You need at least 2 images to create a GIF animation. There is no strict upper limit, but most tools support 20–50 frames comfortably. More frames means a larger file. For a smooth 2-second animation at 10 FPS, you need 20 images. For a simple slideshow, 5–10 images at 2–3 FPS work fine.

Ideally yes. If images have different dimensions, most tools will resize or crop them to match the first frame, which can cause unexpected results. For best quality, resize all images to the same width and height before creating the GIF. Convertio GIF Maker handles mixed sizes automatically by scaling to the output width you choose.

For most GIFs, 10 FPS provides a good balance between smooth animation and file size. Use 5 FPS or lower for slideshows and step-by-step tutorials.

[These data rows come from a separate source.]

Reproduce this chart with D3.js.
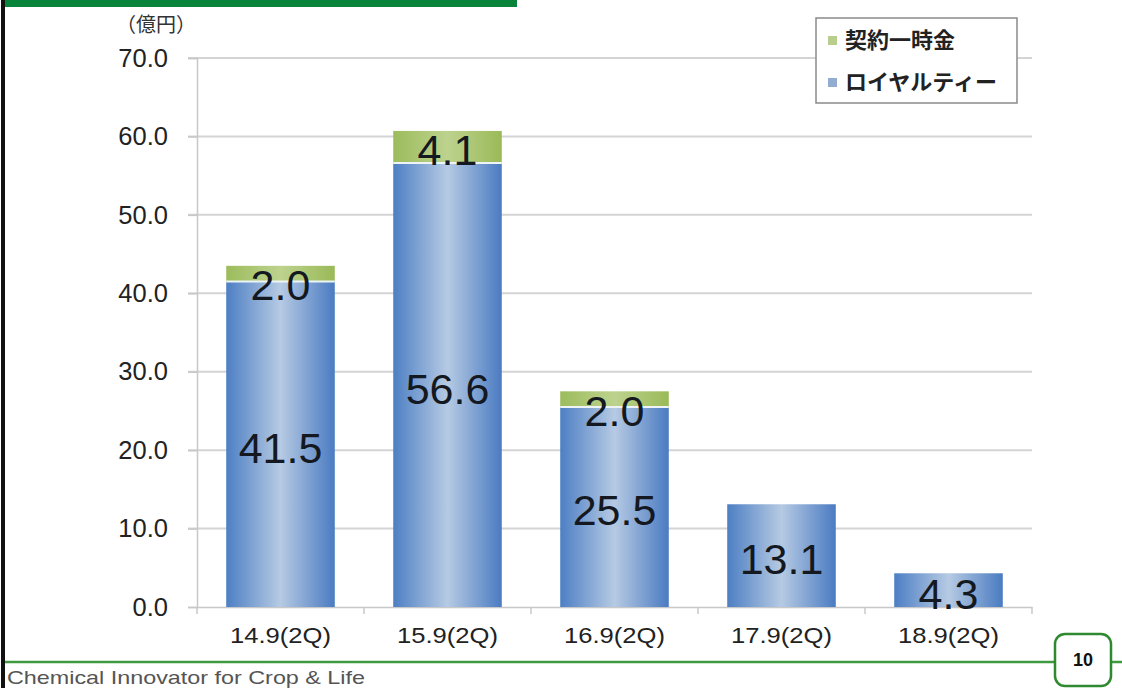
<!DOCTYPE html>
<html>
<head>
<meta charset="utf-8">
<script src="https://cdn.jsdelivr.net/npm/d3@7"></script>
<style>
  html, body { margin: 0; padding: 0; background: #fff; }
  svg { display: block; }
  text { font-family: "Liberation Sans", Arial, sans-serif; }
  .jp { font-family: "Noto Sans CJK JP", "Liberation Sans", sans-serif; }
</style>
</head>
<body>
<svg id="chart" width="1122" height="688"></svg>
<script>
// Period labels (fiscal half-year)
const categories = ["14.9(2Q)", "15.9(2Q)", "16.9(2Q)", "17.9(2Q)", "18.9(2Q)"];
// Royalty income (億円)
const royalty = [41.5, 56.6, 25.5, 13.1, 4.3];
// One-time contract payments (億円)
const upfront = [2.0, 4.1, 2.0, 0, 0];
// Series names
const seriesNames = ["契約一時金", "ロイヤルティー"];
// Y axis ticks
const yTicks = [0, 10, 20, 30, 40, 50, 60, 70];

const svg = d3.select("#chart");
const W = 1122, H = 688;
const plot = { left: 197, right: 1032, top: 58, bottom: 607 };

const x = d3.scaleBand().domain(categories).range([plot.left, plot.right]).paddingInner(0.35).paddingOuter(0.175);
const y = d3.scaleLinear().domain([0, 70]).range([plot.bottom, plot.top]);

// gradients
const defs = svg.append("defs");
const gBlue = defs.append("linearGradient").attr("id", "gBlue").attr("x1", "0").attr("x2", "1").attr("y1", "0").attr("y2", "0");
gBlue.append("stop").attr("offset", "0%").attr("stop-color", "#4d7fc4");
gBlue.append("stop").attr("offset", "50%").attr("stop-color", "#b6cae3");
gBlue.append("stop").attr("offset", "100%").attr("stop-color", "#4a7bc2");
const gGreen = defs.append("linearGradient").attr("id", "gGreen").attr("x1", "0").attr("x2", "1").attr("y1", "0").attr("y2", "0");
gGreen.append("stop").attr("offset", "0%").attr("stop-color", "#9cbc5c");
gGreen.append("stop").attr("offset", "50%").attr("stop-color", "#bdd28e");
gGreen.append("stop").attr("offset", "100%").attr("stop-color", "#9aba58");

// page frame: left rule, header band
svg.append("rect").attr("x", 1).attr("y", 0).attr("width", 4).attr("height", H).attr("fill", "#111");
svg.append("rect").attr("x", 5).attr("y", 0).attr("width", 512).attr("height", 7).attr("fill", "#08843a");

// gridlines
svg.append("g").selectAll("line").data(yTicks.slice(1)).join("line")
  .attr("x1", plot.left - 9).attr("x2", plot.right)
  .attr("y1", d => y(d)).attr("y2", d => y(d))
  .attr("stroke", "#d4d4d4").attr("stroke-width", 2);

// y axis
const yAxis = d3.axisLeft(y).tickValues(yTicks).tickFormat(d3.format(".1f")).tickSize(9).tickPadding(20);
const gy = svg.append("g").attr("transform", `translate(${plot.left},0)`).call(yAxis);
gy.select(".domain").attr("stroke", "#c8c8c8").attr("stroke-width", 1.5);
gy.selectAll(".tick line").attr("stroke", "#c8c8c8").attr("stroke-width", 1.5);
gy.selectAll(".tick text").attr("font-size", 25.5).attr("fill", "#222")
  .style("font-family", "'Liberation Sans', Arial, sans-serif");

// x axis
const xAxis = d3.axisBottom(x).tickSize(0).tickPadding(20);
const gx = svg.append("g").attr("transform", `translate(0,${plot.bottom})`).call(xAxis);
gx.select(".domain").attr("stroke", "#c8c8c8").attr("stroke-width", 1.5);
gx.selectAll(".tick text").attr("font-size", 22).attr("fill", "#222")
  .attr("textLength", 101).attr("lengthAdjust", "spacingAndGlyphs")
  .style("font-family", "'Liberation Sans', Arial, sans-serif");
// category boundary ticks
const step = x.step();
gx.append("g").selectAll("line").data(d3.range(categories.length + 1)).join("line")
  .attr("x1", i => plot.left + i * step).attr("x2", i => plot.left + i * step)
  .attr("y1", 0).attr("y2", 7).attr("stroke", "#c8c8c8").attr("stroke-width", 1.5);

// bars
const bars = svg.append("g");
categories.forEach((c, i) => {
  const r = royalty[i], u = upfront[i];
  bars.append("rect").attr("x", x(c)).attr("width", x.bandwidth())
    .attr("y", y(r)).attr("height", y(0) - y(r)).attr("fill", "url(#gBlue)");
  if (u > 0) {
    bars.append("rect").attr("x", x(c)).attr("width", x.bandwidth())
      .attr("y", y(r + u)).attr("height", y(r) - y(r + u)).attr("fill", "url(#gGreen)");
    bars.append("line").attr("x1", x(c)).attr("x2", x(c) + x.bandwidth())
      .attr("y1", y(r)).attr("y2", y(r)).attr("stroke", "#eef3f6").attr("stroke-width", 2);
  }
});

// value labels
const labels = svg.append("g").attr("font-size", 43).attr("fill", "#141820").attr("text-anchor", "middle");
categories.forEach((c, i) => {
  const r = royalty[i], u = upfront[i];
  const cx = x(c) + x.bandwidth() / 2;
  labels.append("text").attr("x", cx).attr("y", (y(0) + y(r)) / 2 + 3)
    .attr("dy", "0.36em").text(d3.format(".1f")(r));
  if (u > 0) {
    labels.append("text").attr("x", cx).attr("y", y(r + u) + 19)
      .attr("dy", "0.36em").text(d3.format(".1f")(u));
  }
});

// unit label
svg.append("text").attr("class", "jp").attr("x", 116).attr("y", 32)
  .attr("font-size", 20).attr("fill", "#333").text("（億円）");

// legend
const lg = svg.append("g");
lg.append("rect").attr("x", 816).attr("y", 18).attr("width", 201).attr("height", 85)
  .attr("fill", "#fff").attr("stroke", "#8a8a8a").attr("stroke-width", 1.5);
seriesNames.forEach((n, i) => {
  const cy = 40 + i * 42;
  lg.append("rect").attr("x", 828).attr("y", cy - 4).attr("width", 9).attr("height", 9)
    .attr("fill", i === 0 ? "#b9cd8c" : "#93acd2");
  lg.append("text").attr("class", "jp").attr("x", 845).attr("y", cy).attr("dy", "0.36em")
    .attr("font-size", 22).attr("font-weight", "bold").attr("fill", "#222").text(n);
});

// footer
svg.append("line").attr("x1", 5).attr("x2", W).attr("y1", 662).attr("y2", 662)
  .attr("stroke", "#3f9a3f").attr("stroke-width", 2.5);
svg.append("rect").attr("x", 1055).attr("y", 634).attr("width", 56).attr("height", 52)
  .attr("rx", 10).attr("fill", "#fff").attr("stroke", "#2f8a2f").attr("stroke-width", 2.5);
svg.append("text").attr("x", 1083).attr("y", 660).attr("dy", "0.36em").attr("text-anchor", "middle")
  .attr("font-size", 18).attr("font-weight", "bold").attr("fill", "#111").text("10");
svg.append("text").attr("x", 7).attr("y", 684).attr("font-size", 18.5).attr("fill", "#555")
  .attr("textLength", 358).attr("lengthAdjust", "spacingAndGlyphs")
  .text("Chemical Innovator for Crop & Life");
</script>
</body>
</html>
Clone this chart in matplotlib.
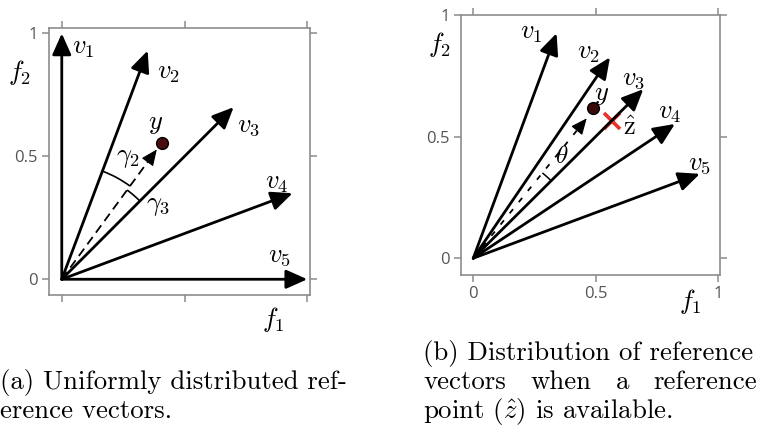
import matplotlib
matplotlib.use("Agg")
import matplotlib.pyplot as plt
import numpy as np
from matplotlib.patches import Arc

plt.rcParams["mathtext.fontset"] = "cm"

# panel (a): uniformly distributed reference vectors
vec_a_x = [0.0, 0.35, 0.70, 0.94, 1.0]
vec_a_y = [1.0, 0.93, 0.70, 0.35, 0.0]
point_a = [0.407, 0.556]
proj_a = [0.387, 0.528]

# panel (b): vectors focused around the reference point
vec_b_x = [0.34, 0.558, 0.694, 0.823, 0.925]
vec_b_y = [0.925, 0.826, 0.695, 0.552, 0.347]
point_b = [0.487, 0.617]
proj_b = [0.463, 0.575]
z_hat = [0.565, 0.566]

vec_labels = [r"$v_1$", r"$v_2$", r"$v_3$", r"$v_4$", r"$v_5$"]
tick_vals = [0, 0.5, 1]
tick_text = ["0", "0.5", "1"]

W, H = 760, 434
FRAME = "#8c8c8c"
LBL = 19


def setup_axis(ax, xlim, ylim, xlabels):
    ax.set_xlim(*xlim)
    ax.set_ylim(*ylim)
    ax.set_xticks(tick_vals)
    ax.set_yticks(tick_vals)
    ax.set_yticklabels(tick_text)
    ax.set_xticklabels(tick_text if xlabels else [])
    for sp in ax.spines.values():
        sp.set_color(FRAME)
        sp.set_linewidth(1.2)
    ax.tick_params(direction="out", length=5, width=1.1, color=FRAME,
                   labelcolor="#555555", labelsize=12, pad=3,
                   top=True, right=True, labeltop=False, labelright=False,
                   labelbottom=xlabels)
    for lab in ax.get_xticklabels() + ax.get_yticklabels():
        lab.set_fontfamily("Open Sans")


def draw_vec(ax, x, y, lw=2.0, hl=0.65, hw=0.29):
    ax.annotate("", xy=(x, y), xytext=(0, 0),
                arrowprops=dict(arrowstyle=f"-|>,head_length={hl},head_width={hw}",
                                mutation_scale=20, lw=lw, color="black",
                                shrinkA=0, shrinkB=0))


def draw_dashed(ax, end, dashes):
    ex, ey = end
    ax.plot([0, ex * 0.96], [0, ey * 0.96], color="black", lw=1.3,
            dashes=dashes, solid_capstyle="butt")
    ax.annotate("", xy=(ex, ey), xytext=(ex * 0.94, ey * 0.94),
                arrowprops=dict(arrowstyle="-|>,head_length=0.5,head_width=0.22",
                                mutation_scale=20, lw=0.8, color="black",
                                shrinkA=0, shrinkB=0))


fig = plt.figure(figsize=(W / 100, H / 100), dpi=100)

# ---- (a)
ax_a = fig.add_axes([49 / W, (H - 295) / H, 261 / W, 267 / H])
setup_axis(ax_a, (-0.052, 1.011), (-0.064, 1.022), xlabels=False)
for x, y in zip(vec_a_x, vec_a_y):
    draw_vec(ax_a, x, y)
draw_dashed(ax_a, proj_a, (5, 3))
ax_a.plot(*point_a, "o", ms=8.5, mfc="#4a0c0c", mec="black", mew=1.0)

ang_proj = np.degrees(np.arctan2(proj_a[1], proj_a[0]))
ang_v2 = np.degrees(np.arctan2(vec_a_y[1], vec_a_x[1]))
ang_v3 = np.degrees(np.arctan2(vec_a_y[2], vec_a_x[2]))
ax_a.add_patch(Arc((0, 0), 0.94, 0.94, theta1=ang_proj, theta2=ang_v2, lw=1.2))
ax_a.add_patch(Arc((0, 0), 0.90, 0.90, theta1=ang_v3, theta2=ang_proj, lw=1.2))

lab_pos_a = [(0.088, 0.946), (0.434, 0.844), (0.76, 0.627), (0.874, 0.397), (0.888, 0.099)]
for (lx, ly), t in zip(lab_pos_a, vec_labels):
    ax_a.text(lx, ly, t, fontsize=LBL, ha="center", va="center")
ax_a.text(0.38, 0.634, r"$y$", fontsize=LBL, ha="center", va="center")
ax_a.text(0.269, 0.496, r"$\gamma_2$", fontsize=LBL, ha="center", va="center")
ax_a.text(0.393, 0.302, r"$\gamma_3$", fontsize=LBL, ha="center", va="center")
ax_a.text(-0.17, 0.843, r"$f_2$", fontsize=LBL, ha="center", va="center", clip_on=False)
ax_a.text(0.86, -0.165, r"$f_1$", fontsize=LBL, ha="center", va="center", clip_on=False)

# ---- (b)
ax_b = fig.add_axes([461 / W, (H - 275) / H, 259 / W, 260 / H])
setup_axis(ax_b, (-0.050, 1.007), (-0.069, 1.0), xlabels=True)
for x, y in zip(vec_b_x, vec_b_y):
    draw_vec(ax_b, x, y)
draw_dashed(ax_b, proj_b, (3, 5))
ax_b.plot(*point_b, "o", ms=8.5, mfc="#3a0a0a", mec="black", mew=1.0)
ax_b.plot(*z_hat, "x", ms=12, mew=2.6, color="#e8332b")

ang_proj_b = np.degrees(np.arctan2(proj_b[1], proj_b[0]))
ang_v3_b = np.degrees(np.arctan2(vec_b_y[2], vec_b_x[2]))
ax_b.add_patch(Arc((0, 0), 0.90, 0.90, theta1=ang_v3_b, theta2=ang_proj_b, lw=1.1))

lab_pos_b = [(0.238, 0.932), (0.469, 0.849), (0.653, 0.74), (0.803, 0.603), (0.925, 0.39)]
for (lx, ly), t in zip(lab_pos_b, vec_labels):
    ax_b.text(lx, ly, t, fontsize=LBL, ha="center", va="center")
ax_b.text(0.524, 0.675, r"$y$", fontsize=LBL, ha="center", va="center")
ax_b.text(0.639, 0.534, r"$\hat{\mathrm{z}}$", fontsize=LBL, ha="center", va="center")
ax_b.text(0.36, 0.42, r"$\theta$", fontsize=LBL - 1, ha="center", va="center")
ax_b.text(-0.136, 0.877, r"$f_2$", fontsize=LBL, ha="center", va="center", clip_on=False)
ax_b.text(0.884, -0.18, r"$f_1$", fontsize=LBL, ha="center", va="center", clip_on=False)

# ---- captions
CAP = dict(fontsize=19.3, fontfamily="cmr10", va="baseline")
fig.text(0 / W, 1 - 389 / H, "(a) Uniformly distributed ref-", ha="left", **CAP)
fig.text(0 / W, 1 - 418 / H, "erence vectors.", ha="left", **CAP)

bx0, bx1 = 423 / W, 757 / W
fig.text(bx0, 1 - 360 / H, "(b) Distribution of reference", ha="left", **CAP)
fig.text(bx0, 1 - 418 / H, r"point ($\hat{z}$) is available.", ha="left", **CAP)

# justified middle line
words = ["vectors", "when", "a", "reference"]
renderer = fig.canvas.get_renderer()
objs = [fig.text(0, 1 - 389 / H, w, ha="left", **CAP) for w in words]
widths = [o.get_window_extent(renderer).width / W for o in objs]
gap = (bx1 - bx0 - sum(widths)) / (len(words) - 1)
xpos = bx0
for o, w in zip(objs, widths):
    o.set_x(xpos)
    xpos += w + gap

fig.savefig("out.png", dpi=100)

Use 15–20 FPS for smooth motion like product spins or stop-motion. Standard video runs at 24–30 FPS, but most GIFs do not need that rate — the file size increase is significant with minimal visual benefit.

GIF stores each frame almost completely without inter-frame compression (unlike MP4 or WebP). File size depends primarily on dimensions and color complexity. To reduce size: scale images to 480px or smaller width, limit colors to 128 or 64 using dithering, and keep frames to a minimum. A 10-frame GIF at 480px wide is typically 500 KB to 2 MB depending on content.